◆ **AIM**
Reproduce the material word for word; the images stay out.

◆ **DATA SECTION**
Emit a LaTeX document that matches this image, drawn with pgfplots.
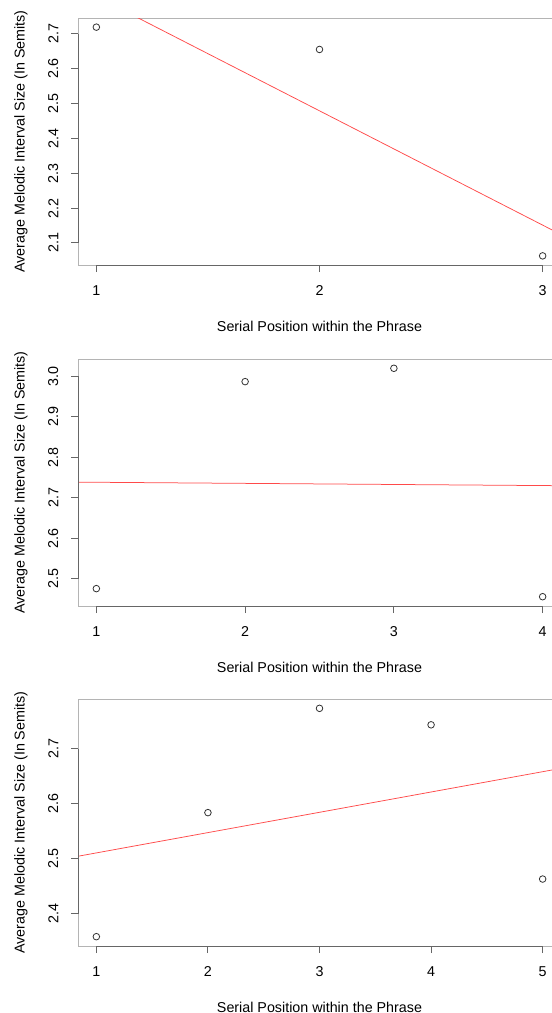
\documentclass[border=0pt]{standalone}
\usepackage{fontspec}
\setmainfont{Liberation Sans}
\usepackage{pgfplots}
\pgfplotsset{compat=1.18}
\definecolor{boxgray}{HTML}{B4B4B4}
\definecolor{axgray}{HTML}{666666}
\definecolor{fitred}{HTML}{FF4A4A}
\pgfplotsset{
  rplot/.style={
    scale only axis, width=482bp, height=247bp, anchor=south west,
    axis line style={boxgray, line width=1bp},
    tick align=outside, major tick length=7bp,
    every tick/.style={axgray, line width=1bp},
    xtick pos=bottom, ytick pos=left,
    /pgf/number format/assume math mode=true,
    yticklabel style={rotate=90, anchor=south, inner ysep=0pt, /pgf/number format/.cd, fixed, fixed zerofill, precision=1},
    yticklabel shift=13bp,
    xticklabel style={yshift=-9bp},
    clip mode=individual,
  },
  pts/.style={only marks, mark=o, mark size=3.3bp, mark options={line width=0.8bp, black!80}},
  fit/.style={fitred, line width=0.75bp, no marks},
}
\begin{document}
\fontsize{14.3bp}{17bp}\selectfont
\begin{tikzpicture}
% ---------- Panel 1 ----------
\begin{axis}[rplot, at={(78.5bp,-265bp)},
  xmin=0.92, xmax=3.08, ymin=2.0368, ymax=2.7452,
  xtick={1,2,3}, ytick={2.1,2.2,2.3,2.4,2.5,2.6,2.7}]
\addplot[pts] coordinates {(1,2.719) (2,2.655) (3,2.063)};
\addplot[fit] coordinates {(0.92,2.833) (3.08,2.125)};
\draw[axgray, line width=1bp] (axis cs:1,2.0368) -- (axis cs:3,2.0368);
\draw[axgray, line width=1bp] (axis cs:0.92,2.1) -- (axis cs:0.92,2.7);
\end{axis}
% ---------- Panel 2 ----------
\begin{axis}[rplot, at={(78.5bp,-606bp)},
  xmin=0.88, xmax=4.12, ymin=2.432, ymax=3.043,
  xtick={1,2,3,4}, ytick={2.5,2.6,2.7,2.8,2.9,3.0}]
\addplot[pts] coordinates {(1,2.475) (2,2.987) (3,3.020) (4,2.455)};
\addplot[fit] coordinates {(0.88,2.7384) (4.12,2.7296)};
\draw[axgray, line width=1bp] (axis cs:1,2.432) -- (axis cs:4,2.432);
\draw[axgray, line width=1bp] (axis cs:0.88,2.5) -- (axis cs:0.88,3.0);
\end{axis}
% ---------- Panel 3 ----------
\begin{axis}[rplot, at={(78.5bp,-946bp)},
  xmin=0.84, xmax=5.16, ymin=2.341, ymax=2.791,
  xtick={1,2,3,4,5}, ytick={2.4,2.5,2.6,2.7}]
\addplot[pts] coordinates {(1,2.358) (2,2.584) (3,2.774) (4,2.744) (5,2.463)};
\addplot[fit] coordinates {(0.84,2.5047) (5.16,2.6645)};
\draw[axgray, line width=1bp] (axis cs:1,2.341) -- (axis cs:5,2.341);
\draw[axgray, line width=1bp] (axis cs:0.84,2.4) -- (axis cs:0.84,2.7);
\end{axis}
% ---------- Axis titles ----------
\foreach \yb in {265,606,946}{
  \node[anchor=base, inner sep=0pt] at (319.5bp,-\yb bp-66.5bp) {Serial Position within the Phrase};
  \node[anchor=base, rotate=90, inner sep=0pt] at (24.5bp,-\yb bp+123.5bp) {Average Melodic Interval Size (In Semits)};
}
\pgfresetboundingbox
\path (0,0) rectangle (552bp,-1013bp);
\end{tikzpicture}
\end{document}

◆ **THE REPLY**
Emit a LaTeX document that matches this image, drawn with pgfplots.
\documentclass[border=0pt]{standalone}
\usepackage{fontspec}
\setmainfont{Liberation Sans}
\usepackage{pgfplots}
\pgfplotsset{compat=1.18}
\definecolor{boxgray}{HTML}{B4B4B4}
\definecolor{axgray}{HTML}{666666}
\definecolor{fitred}{HTML}{FF4A4A}
\pgfplotsset{
  rplot/.style={
    scale only axis, width=482bp, height=247bp, anchor=south west,
    axis line style={boxgray, line width=1bp},
    tick align=outside, major tick length=7bp,
    every tick/.style={axgray, line width=1bp},
    xtick pos=bottom, ytick pos=left,
    /pgf/number format/assume math mode=true,
    yticklabel style={rotate=90, anchor=south, inner ysep=0pt, /pgf/number format/.cd, fixed, fixed zerofill, precision=1},
    yticklabel shift=13bp,
    xticklabel style={yshift=-9bp},
    clip mode=individual,
  },
  pts/.style={only marks, mark=o, mark size=3.3bp, mark options={line width=0.8bp, black!80}},
  fit/.style={fitred, line width=0.75bp, no marks},
}
\begin{document}
\fontsize{14.3bp}{17bp}\selectfont
\begin{tikzpicture}
% ---------- Panel 1 ----------
\begin{axis}[rplot, at={(78.5bp,-265bp)},
  xmin=0.92, xmax=3.08, ymin=2.0368, ymax=2.7452,
  xtick={1,2,3}, ytick={2.1,2.2,2.3,2.4,2.5,2.6,2.7}]
\addplot[pts] coordinates {(1,2.719) (2,2.655) (3,2.063)};
\addplot[fit] coordinates {(0.92,2.833) (3.08,2.125)};
\draw[axgray, line width=1bp] (axis cs:1,2.0368) -- (axis cs:3,2.0368);
\draw[axgray, line width=1bp] (axis cs:0.92,2.1) -- (axis cs:0.92,2.7);
\end{axis}
% ---------- Panel 2 ----------
\begin{axis}[rplot, at={(78.5bp,-606bp)},
  xmin=0.88, xmax=4.12, ymin=2.432, ymax=3.043,
  xtick={1,2,3,4}, ytick={2.5,2.6,2.7,2.8,2.9,3.0}]
\addplot[pts] coordinates {(1,2.475) (2,2.987) (3,3.020) (4,2.455)};
\addplot[fit] coordinates {(0.88,2.7384) (4.12,2.7296)};
\draw[axgray, line width=1bp] (axis cs:1,2.432) -- (axis cs:4,2.432);
\draw[axgray, line width=1bp] (axis cs:0.88,2.5) -- (axis cs:0.88,3.0);
\end{axis}
% ---------- Panel 3 ----------
\begin{axis}[rplot, at={(78.5bp,-946bp)},
  xmin=0.84, xmax=5.16, ymin=2.341, ymax=2.791,
  xtick={1,2,3,4,5}, ytick={2.4,2.5,2.6,2.7}]
\addplot[pts] coordinates {(1,2.358) (2,2.584) (3,2.774) (4,2.744) (5,2.463)};
\addplot[fit] coordinates {(0.84,2.5047) (5.16,2.6645)};
\draw[axgray, line width=1bp] (axis cs:1,2.341) -- (axis cs:5,2.341);
\draw[axgray, line width=1bp] (axis cs:0.84,2.4) -- (axis cs:0.84,2.7);
\end{axis}
% ---------- Axis titles ----------
\foreach \yb in {265,606,946}{
  \node[anchor=base, inner sep=0pt] at (319.5bp,-\yb bp-66.5bp) {Serial Position within the Phrase};
  \node[anchor=base, rotate=90, inner sep=0pt] at (24.5bp,-\yb bp+123.5bp) {Average Melodic Interval Size (In Semits)};
}
\pgfresetboundingbox
\path (0,0) rectangle (552bp,-1013bp);
\end{tikzpicture}
\end{document}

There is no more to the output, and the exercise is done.